[start Dataset extract]

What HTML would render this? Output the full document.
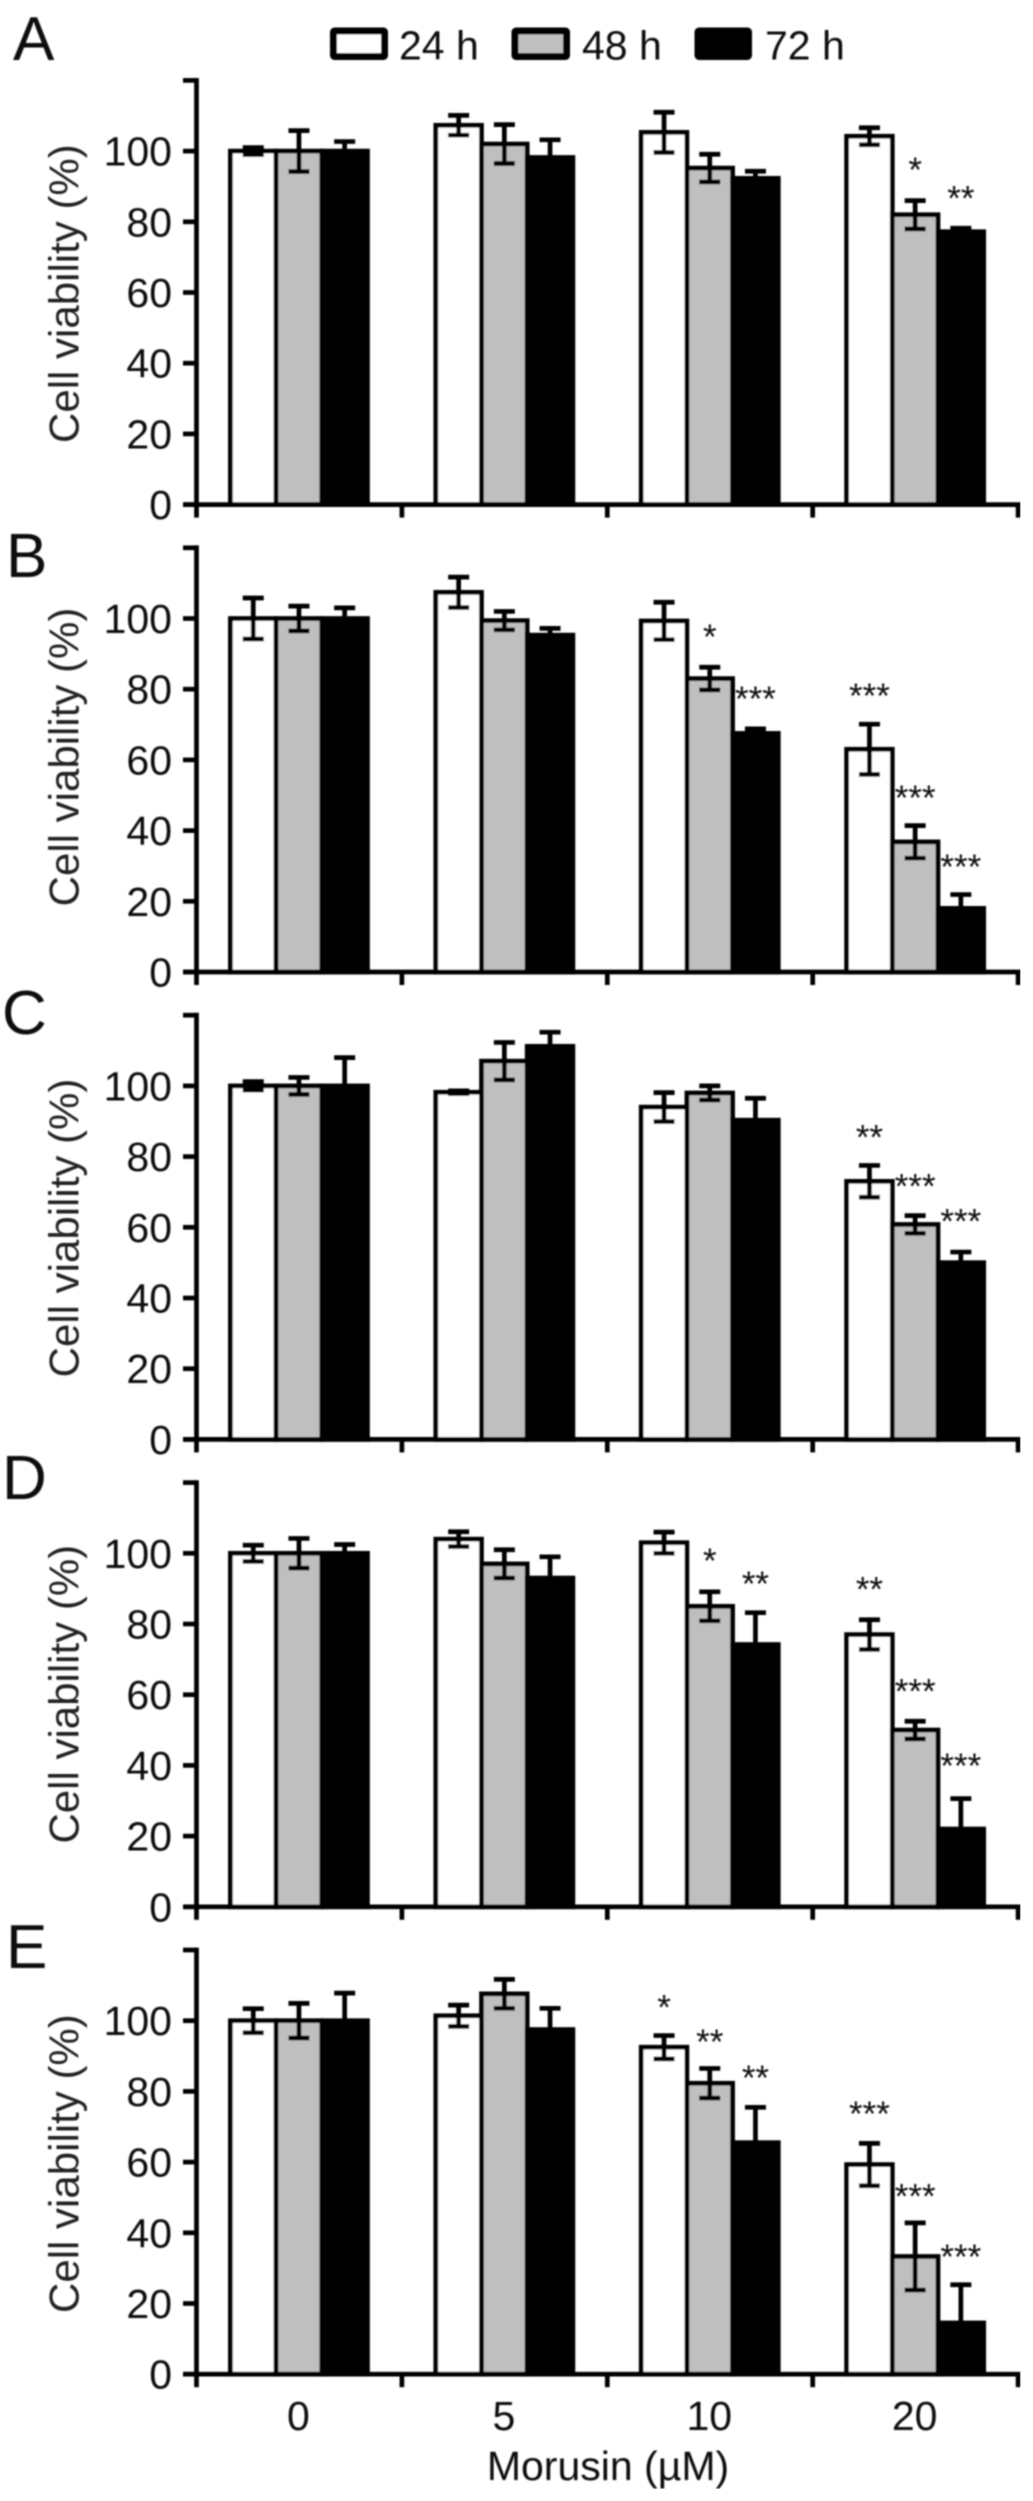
<!DOCTYPE html>
<html lang="en">
<head>
<meta charset="utf-8">
<title>Cell viability after Morusin treatment</title>
<style>
html,body{margin:0;padding:0;background:#fff;width:1033px;height:2501px;overflow:hidden}
svg{display:block;font-family:"Liberation Sans",Arial,sans-serif}
</style>
</head>
<body>
<svg id="figure" xmlns="http://www.w3.org/2000/svg" width="1033" height="2501" viewBox="0 0 1033 2501">
  <defs>
    <filter id="soft" x="0" y="0" width="100%" height="100%"><feGaussianBlur stdDeviation="0.7"/></filter>
  </defs>
  <rect x="0" y="0" width="1033" height="2501" fill="#fff"/>
  <g id="root" filter="url(#soft)">
    <g>
      <rect x="333.5" y="31" width="51" height="25.5" fill="#fff" stroke="#000" stroke-width="7" rx="1"/>
      <text x="399" y="59.5" font-size="41" fill="#111">24 h</text>
      <rect x="515" y="31" width="51.5" height="25.5" fill="#bfbfbf" stroke="#000" stroke-width="7" rx="1"/>
      <text x="582" y="59.5" font-size="41" fill="#111">48 h</text>
      <rect x="698" y="31" width="50.5" height="25.5" fill="#000" stroke="#000" stroke-width="7" rx="1"/>
      <text x="765" y="59.5" font-size="41" fill="#111">72 h</text>
    </g>
    <text x="608" y="2480" font-size="41" text-anchor="middle" fill="#111">Morusin (µM)</text>
  </g>
</svg>
<script>
const categories = ['0', '5', '10', '20'];
const seriesNames = ['24h', '48h', '72h'];
const seriesFills = ['#fff', '#bfbfbf', '#000'];
const yTicks = [0, 20, 40, 60, 80, 100, 120];
const yTickLabels = ['0', '20', '40', '60', '80', '100', ''];

const valuesA24 = [100, 107.3, 105.3, 104.2];
const valuesA48 = [100, 102, 95.2, 82];
const valuesA72 = [100, 98.2, 92.3, 77.2];
const errorsA24 = [1, 2.8, 5.7, 2.4];
const errorsA48 = [5.8, 5.5, 3.9, 4];
const errorsA72 = [2.7, 5, 2, 1];
const starsA = [
  {group: 3, series: 1, mark: '*', at: 96},
  {group: 3, series: 2, mark: '**', at: 88}
];

const valuesB24 = [100, 107.4, 99.3, 63];
const valuesB48 = [100, 99.4, 83, 36.8];
const valuesB72 = [100, 95.3, 67.5, 18];
const errorsB24 = [5.8, 4.3, 5.3, 7.1];
const errorsB48 = [3.5, 2.6, 3.2, 4.6];
const errorsB72 = [3, 1.9, 1.3, 3.9];
const starsB = [
  {group: 2, series: 1, mark: '*', at: 96.2},
  {group: 2, series: 2, mark: '***', at: 78.7},
  {group: 3, series: 0, mark: '***', at: 79.5},
  {group: 3, series: 1, mark: '***', at: 50.6},
  {group: 3, series: 2, mark: '***', at: 31.1}
];

const valuesC24 = [100, 98.2, 94, 73];
const valuesC48 = [100, 107, 98, 60.8];
const valuesC72 = [100, 111.2, 90.3, 50];
const errorsC24 = [1.2, 0.4, 4.1, 4.5];
const errorsC48 = [2.4, 5.3, 2, 2.5];
const errorsC72 = [8, 4, 6.2, 3];
const starsC = [
  {group: 3, series: 0, mark: '**', at: 86.8},
  {group: 3, series: 1, mark: '***', at: 72.9},
  {group: 3, series: 2, mark: '***', at: 63}
];

const valuesD24 = [100, 104, 103, 77];
const valuesD48 = [100, 97, 85, 50];
const valuesD72 = [100, 93, 74.2, 22];
const errorsD24 = [2.3, 2.1, 3, 4.2];
const errorsD48 = [4.2, 4, 4.1, 2.5];
const errorsD72 = [2.5, 6, 9, 8.6];
const starsD = [
  {group: 2, series: 1, mark: '*', at: 99.2},
  {group: 2, series: 2, mark: '**', at: 92.7},
  {group: 3, series: 0, mark: '**', at: 91.2},
  {group: 3, series: 1, mark: '***', at: 62.3},
  {group: 3, series: 2, mark: '***', at: 41.2}
];

const valuesE24 = [100, 101.4, 92.5, 59.3];
const valuesE48 = [100, 107.6, 82.3, 33.3];
const valuesE72 = [100, 97.5, 65.5, 14.5];
const errorsE24 = [3.4, 3, 3.3, 6];
const errorsE48 = [4.9, 4.1, 4.2, 9.5];
const errorsE72 = [7.8, 6, 10, 10.8];
const starsE = [
  {group: 2, series: 0, mark: '*', at: 105.1},
  {group: 2, series: 1, mark: '**', at: 95.4},
  {group: 2, series: 2, mark: '**', at: 85.2},
  {group: 3, series: 0, mark: '***', at: 75},
  {group: 3, series: 1, mark: '***', at: 51.7},
  {group: 3, series: 2, mark: '***', at: 34.6}
];

const panels = [
  {letter: 'A', values: [valuesA24, valuesA48, valuesA72], errors: [errorsA24, errorsA48, errorsA72], stars: starsA},
  {letter: 'B', values: [valuesB24, valuesB48, valuesB72], errors: [errorsB24, errorsB48, errorsB72], stars: starsB},
  {letter: 'C', values: [valuesC24, valuesC48, valuesC72], errors: [errorsC24, errorsC48, errorsC72], stars: starsC},
  {letter: 'D', values: [valuesD24, valuesD48, valuesD72], errors: [errorsD24, errorsD48, errorsD72], stars: starsD},
  {letter: 'E', values: [valuesE24, valuesE48, valuesE72], errors: [errorsE24, errorsE48, errorsE72], stars: starsE}
];

const NS = 'http://www.w3.org/2000/svg';
const root = document.getElementById('root');
const FIRST_ZERO = 504.6, PANEL_STEP = 467.4, UNIT = 3.535;
const AXIS_X = 196.5, GROUP_STEP = 205.4, GROUP_OFFSET = 33.9, BAR_W = 45.7;
const STROKE = 4.7;
const LETTER_BASE = [60, 577, 1034, 1499, 1968];
const LETTER_X = [13, 6, 2, 2, 6];
const TITLE_LIFT = [211, 215, 211.4, 212.6, 210.6];

function yScale(panelIndex, v) { return FIRST_ZERO + PANEL_STEP * panelIndex - v * UNIT; }
function groupTickX(i) { return AXIS_X + GROUP_STEP * i; }
function barX(g, s) { return groupTickX(g) + GROUP_OFFSET + s * BAR_W; }
function svgEl(tag, parent) {
  const node = document.createElementNS(NS, tag);
  parent.appendChild(node);
  return node;
}
function setAll(node, props) {
  for (const k in props) node.setAttribute(k, props[k]);
}

panels.forEach(function (p, pi) {
  const key = p.letter.toLowerCase();
  const zero = yScale(pi, 0);

  const panel = svgEl('g', root);
  
  

  const letter = svgEl('text', panel);
  
  
  setAll(letter, {x: LETTER_X[pi], y: LETTER_BASE[pi], 'font-size': 62, fill: '#111'});
  letter.textContent = p.letter;

  const title = svgEl('text', panel);
  
  
  const titleY = zero - TITLE_LIFT[pi];
  setAll(title, {x: 0, y: 0, 'font-size': 42, 'text-anchor': 'middle', fill: '#222', transform: 'translate(78.5 ' + titleY + ') rotate(-90)'});
  title.textContent = 'Cell viability (%)';

  // bars
  p.values.forEach(function (vals, s) {
    vals.forEach(function (v, g) {
      const bar = svgEl('rect', panel);
      
      
      const top = yScale(pi, v);
      setAll(bar, {x: barX(g, s), y: top, width: BAR_W, height: zero - top, fill: seriesFills[s], stroke: '#000', 'stroke-width': STROKE});
    });
  });

  // error bars (drawn over bars; the 72 h series only shows its upper half)
  p.errors.forEach(function (errs, s) {
    errs.forEach(function (e, g) {
      const v = p.values[s][g];
      const cx = barX(g, s) + BAR_W / 2;
      const hi = yScale(pi, v + e);
      const lo = yScale(pi, v - e);
      const err = svgEl('path', panel);
      
      
      let d = 'M' + (cx - 10.5) + ' ' + hi + 'H' + (cx + 10.5) + 'M' + cx + ' ' + hi + 'V' + (s === 2 ? yScale(pi, v) : lo);
      if (s !== 2) d += 'M' + (cx - 10.5) + ' ' + lo + 'H' + (cx + 10.5);
      setAll(err, {d: d, fill: 'none', stroke: '#000', 'stroke-width': STROKE});
    });
  });

  // significance marks
  p.stars.forEach(function (st) {
    const star = svgEl('text', panel);
    
    
    setAll(star, {x: barX(st.group, st.series) + BAR_W / 2, y: yScale(pi, st.at) + 17, 'font-size': 35, 'text-anchor': 'middle', fill: '#111'});
    star.textContent = st.mark;
  });

  // y axis
  const yAxis = svgEl('path', panel);
  
  
  setAll(yAxis, {d: 'M' + AXIS_X + ' ' + (yScale(pi, 120) - 2.4) + 'V' + zero, fill: 'none', stroke: '#000', 'stroke-width': STROKE});

  yTicks.forEach(function (t, i) {
    const tick = svgEl('path', panel);
    
    
    const ty = yScale(pi, t);
    setAll(tick, {d: 'M183 ' + ty + 'H' + AXIS_X, fill: 'none', stroke: '#000', 'stroke-width': STROKE});
    if (yTickLabels[i]) {
      const lab = svgEl('text', panel);
      
      
      setAll(lab, {x: 172, y: ty + 14.5, 'font-size': 41, 'text-anchor': 'end', fill: '#111'});
      lab.textContent = yTickLabels[i];
    }
  });

  // x axis
  const xAxis = svgEl('path', panel);
  
  
  setAll(xAxis, {d: 'M183 ' + zero + 'H' + (groupTickX(4) + 2.4), fill: 'none', stroke: '#000', 'stroke-width': STROKE});

  for (let i = 0; i <= categories.length; i++) {
    const xt = svgEl('path', panel);
    
    
    setAll(xt, {d: 'M' + groupTickX(i) + ' ' + zero + 'V' + (zero + 13), fill: 'none', stroke: '#000', 'stroke-width': STROKE});
  }

  if (pi === panels.length - 1) {
    categories.forEach(function (c, g) {
      const xl = svgEl('text', panel);
      
      
      setAll(xl, {x: barX(g, 1) + BAR_W / 2 - 0.5, y: zero + 56, 'font-size': 41, 'text-anchor': 'middle', fill: '#111'});
      xl.textContent = c;
    });
  }
});
</script>
</body>
</html>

[end Dataset extract]

Task to carry out :: Using the listing above, pull out all lines that hold the word "document".

Final result ::
What HTML would render this? Output the full document.
const root = document.getElementById('root');
  const node = document.createElementNS(NS, tag);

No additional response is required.